The varied characteristics of different kinds of reforms also suggests why reforms in some sectors have made much more progress than others, in cross-national perspective. For example, far-reaching pension reforms have been adopted in many more countries, in and beyond Latin America, than have introduced similarly basic changes in education or health care systems. In conclusion, I believe that International Widgets will find that Brazil would be a great place to open shop (do new business). Brazil’s future is largely in it’s own hands.
With there constitutional tax reform there are many changes which in turn will enhance social rights such a job stability, foreign and national capital enterprise, and several other areas pertaining to basic human rights. Brazil risks serious setbacks and instability if it fails to proceed with reform. Inflation, government spending and foreign investment has remained stable. There was general agreement on the need for policy changes.
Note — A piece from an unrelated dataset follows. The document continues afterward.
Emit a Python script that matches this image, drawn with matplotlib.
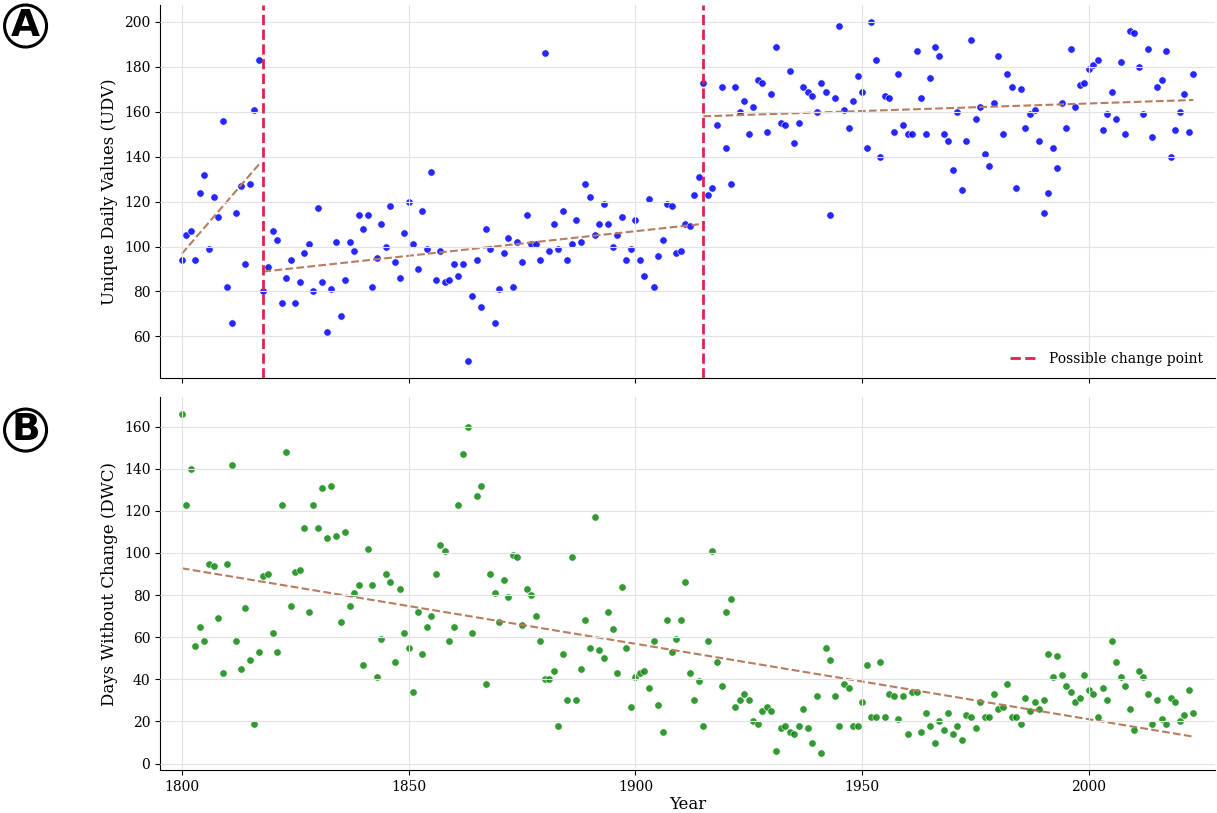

International pressures will help Brazil to make difficult but necessary choices.
There was strong agreement that Brazil would benefit from becoming more international in its business relationships. Nearly all believed Brazil needed to expand its export industries. However, three out of four felt that Brazil was highly vulnerable to international economic and financial disruptions. Doing more to deal with social issues now is important to maintain stability so growth can proceed. Brazil’s economy will soon recover from its recession. -Brazilians believed that Brazil’s economy will be more stable in the future and so do I.
Brazil will continue to have to strike a difficult balance between budget cutting and other policies to promote economic growth and addressing social issues. Domestic stability, in a context of vulnerability to external shocks resulting from globalized factors, is distinctively credited to political, economic and demographic processes whose outcomes can only be expected to occur in the long run. A transition towards a more pragmatic, pedestrian view of politics and politicians is emerging and a highly demanding electorate should be expected to voice new interests and needs.